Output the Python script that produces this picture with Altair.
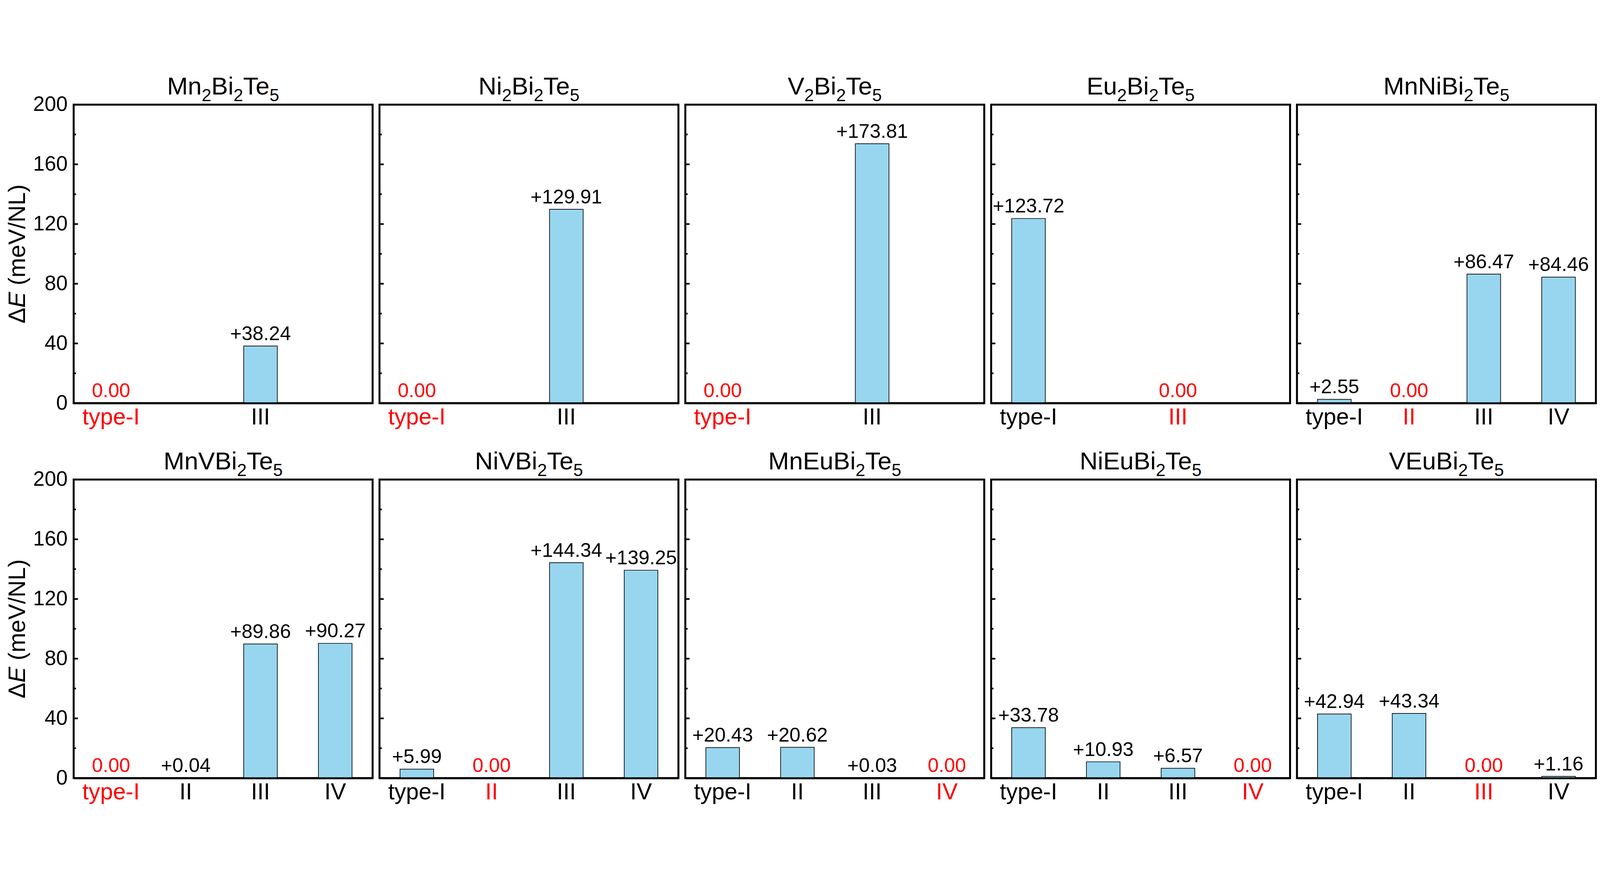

----------

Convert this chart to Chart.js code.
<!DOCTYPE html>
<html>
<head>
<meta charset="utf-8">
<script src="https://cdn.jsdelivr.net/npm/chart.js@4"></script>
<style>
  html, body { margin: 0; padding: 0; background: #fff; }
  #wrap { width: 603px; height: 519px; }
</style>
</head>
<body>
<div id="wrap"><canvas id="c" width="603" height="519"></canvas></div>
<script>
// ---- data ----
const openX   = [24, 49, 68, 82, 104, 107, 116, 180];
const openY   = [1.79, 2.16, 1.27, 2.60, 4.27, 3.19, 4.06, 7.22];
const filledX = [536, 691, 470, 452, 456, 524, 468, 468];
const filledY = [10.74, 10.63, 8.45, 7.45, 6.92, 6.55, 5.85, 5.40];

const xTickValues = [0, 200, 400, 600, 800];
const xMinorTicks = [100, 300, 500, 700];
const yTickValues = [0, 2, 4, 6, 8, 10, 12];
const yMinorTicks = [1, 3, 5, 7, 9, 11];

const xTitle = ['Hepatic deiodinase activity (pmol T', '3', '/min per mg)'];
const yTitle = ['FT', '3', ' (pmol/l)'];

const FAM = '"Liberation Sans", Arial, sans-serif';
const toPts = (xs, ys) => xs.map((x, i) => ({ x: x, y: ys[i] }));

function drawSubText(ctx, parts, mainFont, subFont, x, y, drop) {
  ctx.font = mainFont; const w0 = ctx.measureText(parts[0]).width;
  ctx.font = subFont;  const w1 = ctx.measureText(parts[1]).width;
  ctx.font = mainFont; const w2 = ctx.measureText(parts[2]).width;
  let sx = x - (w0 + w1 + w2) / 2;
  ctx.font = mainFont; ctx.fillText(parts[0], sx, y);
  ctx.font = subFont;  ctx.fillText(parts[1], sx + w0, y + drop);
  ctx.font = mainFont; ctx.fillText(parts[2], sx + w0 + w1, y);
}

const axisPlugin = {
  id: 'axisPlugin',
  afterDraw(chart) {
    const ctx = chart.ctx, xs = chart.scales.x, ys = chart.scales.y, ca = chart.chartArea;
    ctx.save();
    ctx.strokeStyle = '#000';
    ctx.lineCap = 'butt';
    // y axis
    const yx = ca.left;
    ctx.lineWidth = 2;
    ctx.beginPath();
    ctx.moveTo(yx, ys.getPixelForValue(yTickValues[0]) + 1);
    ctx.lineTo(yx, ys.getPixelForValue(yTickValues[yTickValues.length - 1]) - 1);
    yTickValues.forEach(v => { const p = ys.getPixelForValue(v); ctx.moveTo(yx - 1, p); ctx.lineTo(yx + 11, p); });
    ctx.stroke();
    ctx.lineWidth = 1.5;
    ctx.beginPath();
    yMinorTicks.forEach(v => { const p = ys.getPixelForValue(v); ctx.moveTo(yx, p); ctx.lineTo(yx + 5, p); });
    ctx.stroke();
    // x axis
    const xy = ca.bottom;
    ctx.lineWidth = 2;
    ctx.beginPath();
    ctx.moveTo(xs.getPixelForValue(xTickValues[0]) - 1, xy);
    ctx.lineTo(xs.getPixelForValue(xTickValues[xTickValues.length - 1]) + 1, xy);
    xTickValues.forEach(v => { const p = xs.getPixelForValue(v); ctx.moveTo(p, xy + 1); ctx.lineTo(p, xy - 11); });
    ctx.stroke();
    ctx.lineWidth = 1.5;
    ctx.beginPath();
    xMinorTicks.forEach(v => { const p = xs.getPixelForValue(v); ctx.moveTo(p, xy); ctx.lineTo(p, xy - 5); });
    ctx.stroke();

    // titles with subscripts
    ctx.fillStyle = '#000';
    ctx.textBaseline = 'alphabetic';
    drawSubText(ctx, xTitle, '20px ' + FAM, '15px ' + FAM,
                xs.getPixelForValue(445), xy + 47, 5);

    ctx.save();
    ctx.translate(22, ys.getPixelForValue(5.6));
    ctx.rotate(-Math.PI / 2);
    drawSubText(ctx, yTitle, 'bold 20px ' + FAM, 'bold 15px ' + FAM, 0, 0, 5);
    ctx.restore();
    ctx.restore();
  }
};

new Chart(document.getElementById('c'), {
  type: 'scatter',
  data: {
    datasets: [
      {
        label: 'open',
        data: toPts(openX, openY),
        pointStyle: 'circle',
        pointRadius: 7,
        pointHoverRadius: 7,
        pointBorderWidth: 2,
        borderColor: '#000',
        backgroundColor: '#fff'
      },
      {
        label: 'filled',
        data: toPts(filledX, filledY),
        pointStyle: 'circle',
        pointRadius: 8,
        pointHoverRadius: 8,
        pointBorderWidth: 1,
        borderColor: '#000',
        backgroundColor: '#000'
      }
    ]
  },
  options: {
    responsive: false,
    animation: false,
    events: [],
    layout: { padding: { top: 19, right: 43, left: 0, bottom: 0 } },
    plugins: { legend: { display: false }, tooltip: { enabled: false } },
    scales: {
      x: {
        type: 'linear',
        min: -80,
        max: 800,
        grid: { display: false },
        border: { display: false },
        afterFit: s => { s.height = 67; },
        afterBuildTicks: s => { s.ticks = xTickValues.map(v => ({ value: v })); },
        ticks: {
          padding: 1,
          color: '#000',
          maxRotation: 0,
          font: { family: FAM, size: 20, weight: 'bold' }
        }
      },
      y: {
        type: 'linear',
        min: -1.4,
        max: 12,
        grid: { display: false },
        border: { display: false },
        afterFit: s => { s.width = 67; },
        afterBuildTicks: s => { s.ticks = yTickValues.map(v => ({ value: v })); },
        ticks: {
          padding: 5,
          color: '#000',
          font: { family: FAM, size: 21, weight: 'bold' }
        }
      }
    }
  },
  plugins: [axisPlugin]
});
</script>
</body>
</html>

----------

Report the number of lines in the listing where the string "this" appears, and nothing besides.

2